Looking at the terms of s 206(c), there can be no serious argument that the appellant deliberately disobeyed an order of direction of the Court by refusing to take the oath. The mens rea element of “wilfully” was clearly present. There is no direct case law on the actus reus component of “without lawful excuse”. However, Ms Sargeson was not able to point to any lawful excuse which might assist in the circumstances of this case. Fear of reprisal, threatened social isolation, misguided but understandable feelings of family or whānau loyalty, may all operate, as I am sure they did in this case. But such matters cannot be regarded as a “lawful excuse”. Witnesses who, for whatever reason, take the line of least resistance when faced with hostility or threats are unwittingly or otherwise contributing to perversions of the course of justice.


[10] Those are, understandably, stern words, but it seems to me that the Court is justified in taking a more lenient approach in your case for the reasons I have already mentioned. And, again, I do not think that you could be fairly described as taking the line of least resistance because you are facing a serious threat from violence. In the end, while you might be thought of as possibly contributing to a perversion of the course of justice, in the sense that the jury did not bring a verdict favourable to the Crown, I think that would contain an element of hyperbole on the facts of this particular case.
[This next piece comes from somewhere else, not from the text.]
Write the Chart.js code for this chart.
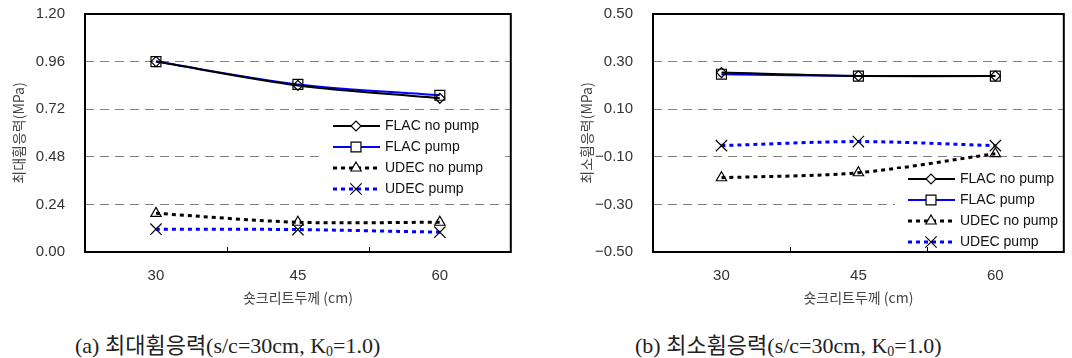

[11] The other factor to be considered is that you are apologetic for the steps that you had to take. That is not to say you would have done anything different. You recognise, as I understand it, the importance of the Crown being able to call witnesses to give evidence and also that that importance extends to the defence’s ability to call witnesses and to have them give evidence. However, I think there are strong mitigating factors in this case.
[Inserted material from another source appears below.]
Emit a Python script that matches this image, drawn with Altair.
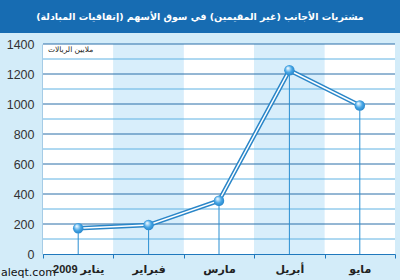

[12] Overall, taking into account all of these factors, I think that your refusal to give evidence must be marked by a significant outcome, but not one that is out of proportion to the seriousness of the case.

1 Pandey v Police High Court New Plymouth CRI-2010-433-26, 15 December 2010


[13] You are sentenced to one month imprisonment, to be served cumulatively upon the sentences to which you are currently subject.